ONEOK Partners could earn $200 million more from ethane transportation and fractionation services without any additional investment if producers increase recoveries of the NGL from the gas stream, the company said on May 4.

Roughly a third of all ethane on the midstream operator's system is being rejected, or left in the gas stream, due to its low price, company executives said in a quarterly earnings call.

They said the company could transport an additional 140,000 barrels per day (bbl/d) of ethane on its systems from the U.S. Midwest, 35 Mbbl/d from the Williston Basin and 10 Mbbl/d from the Permian if recoveries pick up.

Ethane, the lightest hydrocarbon in the NGL complex, is primarily used to make petrochemicals. It has been rejected at an unprecedented rate since 2013, executives said, as a supply overhang severely weakened its value.

In mid-December, ethane at the Mont Belvieu, Texas, NGL hub fell to just 12.75 cents per gallon, its weakest level in more than two decades, according to Thomson Reuters Eikon data.

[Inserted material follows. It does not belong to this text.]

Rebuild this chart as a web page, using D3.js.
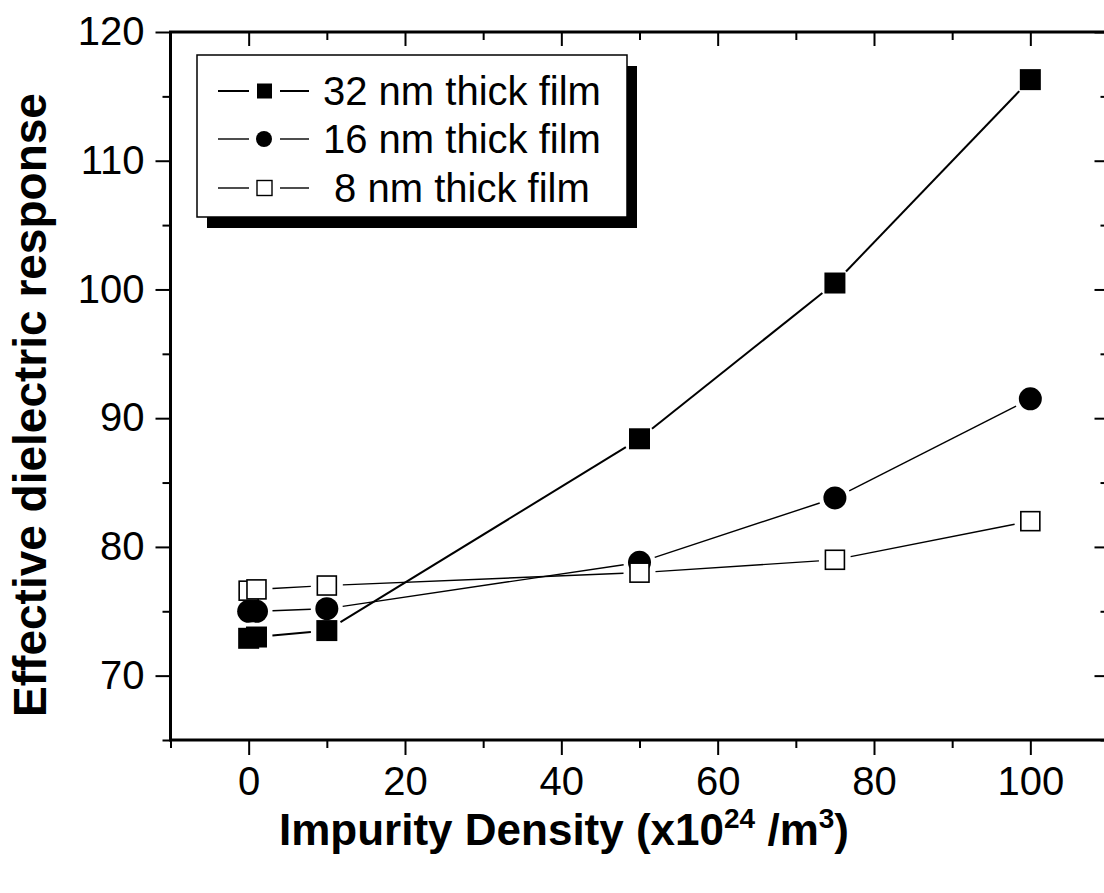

Prices have since rebounded to more than 19 cents per gallon amid new opportunities to export the light hydrocarbon and expectations for increased petrochemical demand from new facilities slated to come on line next year.

ONEOK expects to see an additional 93 Mbbl/d of incremental petrochemical demand for ethane during the second quarter of this year to the first quarter of 2017, which could jump to 308 Mbbl/d by the second quarter of 2017 through the third quarter of that year.

Gathered NGL volumes on the company's system rose by 6% over the same quarter later year, while fractionated volumes increased by 16%, driven by new gas processing plant connections in the Williston Basin of North Dakota and U.S. Midwest, the company said.